According to the definition in Herbert Enderton, A Mathematical Introduction to Logic (2nd - 2001), of First-Order Languages [page 69], we have :

A. Logical symbols

$0$. Parentheses: $(,)$.

$1$. Sentential connective symbols: $\rightarrow, \lnot$.

$2$. Variables (one for each positive integer $n$):

$v_\, v_2, \ldots$.

$3$. Equality symbol (optional): $=$.

B. Parameters

$0$. Quantifier symbol: $\forall$.

$1$. Predicate symbols: For each positive integer $n$, some set (possibly empty) of symbols, called $n$-place predicate symbols.

[...]

Compare with Dirk van Dalen, Logic and Structure (5th ed - 2013), page 56 :

The alphabet consists of the following symbols:

1. Predicate symbols: $P_1, \ldots, P_n, =$

2. Function symbols: $f_1, \ldots, f_m$

3. Constant symbols: $c_i$ for $i \in I$

4. Variables: $x_0, x_1, x_2, \ldots$ (countably many)

5. Connectives: $∨,∧,→,¬,↔,⊥,∀,∃$

6. Auxiliary symbols: $(, )$.

Note that the expression "logical symbols" has been avoided.

The issue is related to that of Logical Form and Logical Constants. Traditionally :

The most venerable approach to demarcating the logical constants identifies them with the language's syncategorematic signs: signs that signify nothing by themselves, but serve to indicate how independently meaningful terms are combined.

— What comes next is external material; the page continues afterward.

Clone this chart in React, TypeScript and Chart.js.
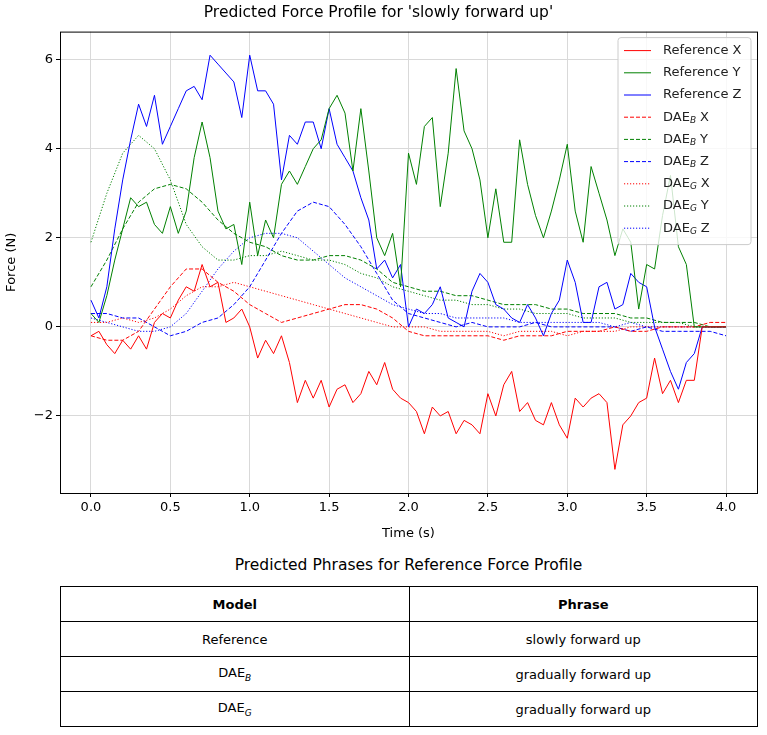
import React, { useEffect, useRef } from 'react';
import Chart from 'chart.js/auto';

// reference series sampled every 0.05 s
const refX = [-0.2, -0.1, -0.4, -0.6, -0.3, -0.5, -0.2, -0.5, 0.1, 0.3, 0.2, 0.6, 0.9, 0.8, 1.4, 0.9, 1.0, 0.1, 0.2, 0.4,
  0.0, -0.7, -0.3, -0.6, -0.2, -0.8, -1.7, -1.2, -1.6, -1.2, -1.8, -1.4, -1.3, -1.7, -1.5, -1.0, -1.3, -0.8, -1.4, -1.6,
  -1.7, -1.9, -2.4, -1.8, -2.0, -1.9, -2.4, -2.1, -2.2, -2.4, -1.5, -2.0, -1.3, -1.0, -1.9, -1.7, -2.1, -2.2, -1.7, -2.2,
  -2.5, -1.6, -1.8, -1.6, -1.5, -1.7, -3.2, -2.2, -2.0, -1.7, -1.6, -0.7, -1.5, -1.2, -1.7, -1.2, -1.2, 0.0, 0.0, 0.0, 0.0];
const refY = [0.3, 0.1, 0.7, 1.5, 2.2, 2.9, 2.7, 2.8, 2.3, 2.1, 2.7, 2.1, 2.6, 3.8, 4.6, 3.8, 2.6, 2.2, 2.3, 1.4,
  2.8, 1.6, 2.4, 2.0, 3.2, 3.5, 3.2, 3.6, 4.0, 4.2, 4.9, 5.2, 4.8, 3.5, 4.9, 3.5, 2.0, 1.6, 2.1, 0.9,
  3.9, 3.2, 4.5, 4.7, 2.7, 3.9, 5.8, 4.4, 4.0, 3.3, 2.0, 3.1, 1.9, 1.9, 4.2, 3.2, 2.5, 2.0, 2.6, 3.3,
  4.1, 2.6, 1.9, 3.6, 3.0, 2.4, 1.6, 2.2, 1.9, 0.4, 1.4, 1.3, 2.5, 3.4, 1.8, 1.4, 0.0, 0.0, 0.0, 0.0, 0.0];
const refZ = [0.6, 0.2, 0.9, 2.2, 3.3, 4.2, 5.0, 4.5, 5.2, 4.1, 4.5, 4.9, 5.3, 5.4, 5.1, 6.1, 5.9, 5.7, 5.5, 4.7,
  6.1, 5.3, 5.3, 5.0, 3.3, 4.3, 4.1, 4.6, 4.6, 4.0, 4.9, 4.1, 3.8, 3.5, 2.9, 2.4, 1.3, 1.5, 1.1, 1.4,
  0.0, 0.4, 0.3, 0.5, 0.9, 0.2, 0.1, 0.0, 0.8, 1.2, 1.0, 0.5, 0.4, 0.2, 0.1, 0.5, 0.2, -0.2, 0.3, 0.6,
  1.5, 1.0, 0.1, 0.1, 0.9, 1.0, 0.4, 0.5, 1.2, 1.0, 0.9, 0.0, -0.5, -1.0, -1.4, -0.8, -0.6, 0.0, 0.0, 0.0, 0.0];

// model outputs sampled every 0.1 s
const daeBX = [-0.2, -0.3, -0.3, -0.1, 0.4, 0.9, 1.3, 1.3, 1.0, 0.8, 0.5, 0.3, 0.1, 0.2, 0.3, 0.4, 0.5, 0.5, 0.4, 0.2,
  -0.1, -0.2, -0.2, -0.2, -0.2, -0.2, -0.3, -0.2, -0.2, -0.2, -0.1, -0.1, -0.1, 0.0, -0.1, -0.1, 0.0, 0.0, 0.0, 0.1, 0.1];
const daeBY = [0.9, 1.5, 2.2, 2.8, 3.1, 3.2, 3.1, 2.8, 2.4, 2.1, 1.9, 1.8, 1.6, 1.5, 1.5, 1.6, 1.6, 1.5, 1.3, 1.0,
  0.9, 0.8, 0.8, 0.7, 0.7, 0.6, 0.5, 0.5, 0.5, 0.4, 0.4, 0.3, 0.3, 0.3, 0.2, 0.2, 0.1, 0.1, 0.1, 0.0, 0.0];
const daeBZ = [0.3, 0.3, 0.2, 0.2, 0.0, -0.2, -0.1, 0.1, 0.2, 0.5, 0.9, 1.5, 2.1, 2.6, 2.8, 2.7, 2.3, 1.8, 1.2, 0.6,
  0.3, 0.2, 0.1, 0.0, 0.1, 0.0, 0.0, 0.0, 0.1, 0.0, 0.0, 0.0, 0.0, 0.0, -0.1, 0.0, -0.1, -0.1, -0.1, -0.1, -0.2];
const daeGX = [0.1, 0.1, 0.2, 0.1, 0.2, 0.4, 0.7, 0.9, 0.9, 1.0, 0.9, 0.8, 0.7, 0.6, 0.5, 0.4, 0.3, 0.2, 0.1, 0.0,
  0.0, 0.0, -0.1, -0.1, -0.1, -0.1, -0.2, -0.1, -0.1, -0.1, -0.2, -0.1, -0.1, -0.1, 0.0, 0.0, 0.0, 0.0, 0.0, 0.0, 0.0];
const daeGY = [1.9, 3.0, 3.9, 4.3, 4.0, 3.3, 2.3, 1.8, 1.5, 1.5, 1.6, 1.6, 1.7, 1.6, 1.5, 1.5, 1.4, 1.2, 1.1, 0.9,
  0.8, 0.7, 0.6, 0.6, 0.5, 0.5, 0.4, 0.4, 0.3, 0.3, 0.3, 0.2, 0.2, 0.2, 0.1, 0.1, 0.1, 0.1, 0.0, 0.0, 0.0];
const daeGZ = [0.2, 0.1, 0.0, -0.1, -0.1, 0.0, 0.3, 0.8, 1.3, 1.7, 2.0, 2.1, 2.1, 2.0, 1.7, 1.4, 1.1, 0.9, 0.7, 0.5,
  0.4, 0.3, 0.3, 0.2, 0.2, 0.2, 0.2, 0.1, 0.1, 0.1, 0.1, 0.1, 0.1, 0.0, 0.1, 0.0, 0.0, 0.0, 0.0, 0.0, 0.0];

const xTicks = [0, 0.5, 1, 1.5, 2, 2.5, 3, 3.5, 4];
const yTicks = [-2, 0, 2, 4, 6];

const tableRows = [
  { model: 'Reference', sub: '', phrase: 'slowly forward up' },
  { model: 'DAE', sub: 'B', phrase: 'gradually forward up' },
  { model: 'DAE', sub: 'G', phrase: 'gradually forward up' },
];

const FONT = '"DejaVu Sans", sans-serif';
const DASHED = [4, 2];
const DOTTED = [1.2, 1.8];

const toPoints = (vals: number[], step: number) => vals.map((v, i) => ({ x: +(i * step).toFixed(2), y: v }));

const legendItems = [
  { label: 'Reference X', color: 'red', dash: [] as number[] },
  { label: 'Reference Y', color: 'green', dash: [] as number[] },
  { label: 'Reference Z', color: 'blue', dash: [] as number[] },
  { label: 'X', sub: 'B', color: 'red', dash: DASHED },
  { label: 'Y', sub: 'B', color: 'green', dash: DASHED },
  { label: 'Z', sub: 'B', color: 'blue', dash: DASHED },
  { label: 'X', sub: 'G', color: 'red', dash: DOTTED },
  { label: 'Y', sub: 'G', color: 'green', dash: DOTTED },
  { label: 'Z', sub: 'G', color: 'blue', dash: DOTTED },
];

const framePlugin = {
  id: 'frame',
  afterDraw(chart: any) {
    const { ctx, chartArea: a } = chart;
    ctx.save();
    ctx.strokeStyle = '#000';
    ctx.lineWidth = 1;
    ctx.strokeRect(a.left + 0.5, a.top + 0.5, a.right - a.left, a.bottom - a.top);

    // legend box inside the plot, top right
    const w = 133, h = 207;
    const bx = a.right - w - 6, by = a.top + 6;
    ctx.fillStyle = 'rgba(255,255,255,0.8)';
    ctx.strokeStyle = '#ccc';
    ctx.beginPath();
    ctx.roundRect(bx, by, w, h, 3);
    ctx.fill();
    ctx.stroke();
    ctx.textBaseline = 'middle';
    legendItems.forEach((it, i) => {
      const y = by + 13 + i * 22.2;
      ctx.strokeStyle = it.color;
      ctx.setLineDash(it.dash);
      ctx.beginPath();
      ctx.moveTo(bx + 6, y);
      ctx.lineTo(bx + 33, y);
      ctx.stroke();
      ctx.setLineDash([]);
      ctx.fillStyle = '#222';
      let tx = bx + 45;
      ctx.font = `13px ${FONT}`;
      if (it.sub) {
        ctx.fillText('DAE', tx, y);
        tx += ctx.measureText('DAE').width;
        ctx.font = `italic 9px ${FONT}`;
        ctx.fillText(it.sub, tx, y + 3);
        tx += ctx.measureText(it.sub).width + 4;
        ctx.font = `13px ${FONT}`;
        ctx.fillText(it.label, tx, y);
      } else {
        ctx.fillText(it.label, tx, y);
      }
    });
    ctx.restore();
  },
};

const ForceChart: React.FC = () => {
  const chartRef = useRef<HTMLCanvasElement>(null);
  const chartInstance = useRef<Chart | null>(null);

  useEffect(() => {
    if (!chartRef.current) return;
    if (chartInstance.current) chartInstance.current.destroy();
    const ctx = chartRef.current.getContext('2d');
    if (!ctx) return;

    const ds = (data: number[], step: number, color: string, dash: number[]) => ({
      data: toPoints(data, step),
      borderColor: color,
      backgroundColor: color,
      borderWidth: 1,
      borderDash: dash,
      pointRadius: 0,
      tension: 0,
      fill: false,
    });

    chartInstance.current = new Chart(ctx, {
      type: 'line',
      data: {
        datasets: [
          ds(refX, 0.05, 'red', []),
          ds(refY, 0.05, 'green', []),
          ds(refZ, 0.05, 'blue', []),
          ds(daeBX, 0.1, 'red', DASHED),
          ds(daeBY, 0.1, 'green', DASHED),
          ds(daeBZ, 0.1, 'blue', DASHED),
          ds(daeGX, 0.1, 'red', DOTTED),
          ds(daeGY, 0.1, 'green', DOTTED),
          ds(daeGZ, 0.1, 'blue', DOTTED),
        ] as any,
      },
      plugins: [framePlugin],
      options: {
        animation: false,
        responsive: false,
        maintainAspectRatio: false,
        layout: { padding: { left: 0, right: 10, top: 0, bottom: 0 } },
        plugins: {
          legend: { display: false },
          tooltip: { enabled: false },
          title: {
            display: true,
            text: "Predicted Force Profile for 'slowly forward up'",
            color: '#000',
            font: { family: FONT, size: 15.5, weight: 'normal' },
            padding: { top: 4, bottom: 9 },
          },
        },
        scales: {
          x: {
            type: 'linear',
            min: -0.195,
            max: 4.195,
            afterBuildTicks: (s: any) => { s.ticks = xTicks.map(v => ({ value: v })); },
            afterFit: (s: any) => { s.height = 52; },
            grid: { color: '#d9d9d9', tickColor: '#000', tickLength: 4 },
            border: { display: false },
            ticks: { color: '#000', font: { family: FONT, size: 13 }, callback: (v: any) => Number(v).toFixed(1), maxRotation: 0, padding: 3 },
            title: { display: true, text: 'Time (s)', color: '#000', font: { family: FONT, size: 13 }, padding: { top: 2 } },
          },
          y: {
            min: -3.73,
            max: 6.63,
            afterBuildTicks: (s: any) => { s.ticks = yTicks.map(v => ({ value: v })); },
            afterFit: (s: any) => { s.width = 60; },
            grid: { color: '#d9d9d9', tickColor: '#000', tickLength: 4 },
            border: { display: false },
            ticks: { color: '#000', font: { family: FONT, size: 13 }, callback: (v: any) => (v < 0 ? '\u2212' + Math.abs(v) : String(v)), padding: 3 },
            title: { display: true, text: 'Force (N)', color: '#000', font: { family: FONT, size: 13 }, padding: { bottom: 4 } },
          },
        },
      },
    });

    return () => {
      if (chartInstance.current) {
        chartInstance.current.destroy();
        chartInstance.current = null;
      }
    };
  }, []);

  return <canvas ref={chartRef} width={767} height={545} style={{ display: 'block', width: 767, height: 545 }} />;
};

const cell: React.CSSProperties = {
  border: '1px solid #000',
  height: 34,
  padding: 0,
  textAlign: 'center',
  fontSize: 13,
  width: '50%',
};

const App: React.FC = () => (
  <div style={{ position: 'absolute', left: 0, top: 0, width: 767, height: 735, background: '#fff', fontFamily: FONT }}>
    <ForceChart />
    <div style={{ position: 'absolute', left: 60, top: 556, width: 697, textAlign: 'center', fontSize: 15.5 }}>
      Predicted Phrases for Reference Force Profile
    </div>
    <table style={{ position: 'absolute', left: 60, top: 586, width: 698, borderCollapse: 'collapse', tableLayout: 'fixed' }}>
      <tbody>
        <tr>
          <td style={{ ...cell, fontWeight: 'bold' }}>Model</td>
          <td style={{ ...cell, fontWeight: 'bold' }}>Phrase</td>
        </tr>
        {tableRows.map((r, i) => (
          <tr key={i}>
            <td style={cell}>
              {r.model}
              {r.sub && <sub style={{ fontStyle: 'italic', fontSize: 9 }}>{r.sub}</sub>}
            </td>
            <td style={cell}>{r.phrase}</td>
          </tr>
        ))}
      </tbody>
    </table>
  </div>
);

export default App;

Roughly speaking, syncategorematic signs are the logical constants or logical symbols, i.e. those symbols (like conncetives) which are not interpreted or, according to modern semantics of first-order logic, do not "change meaning" when we vary the interpretation of the language.

According to this criteria, variables are ambiguos, because they have no "fixed meaning"; but also, their meaning is not fixed by the interpretation.

They are placeholders; in principle (see Frege) we can dispense with them. We can index argument places writing, instead of $Q(x, y)$ :

$Q[( \quad )_i , ( \quad )_j]$.

Thus, we can say that variables are another category of auxiliary symbols.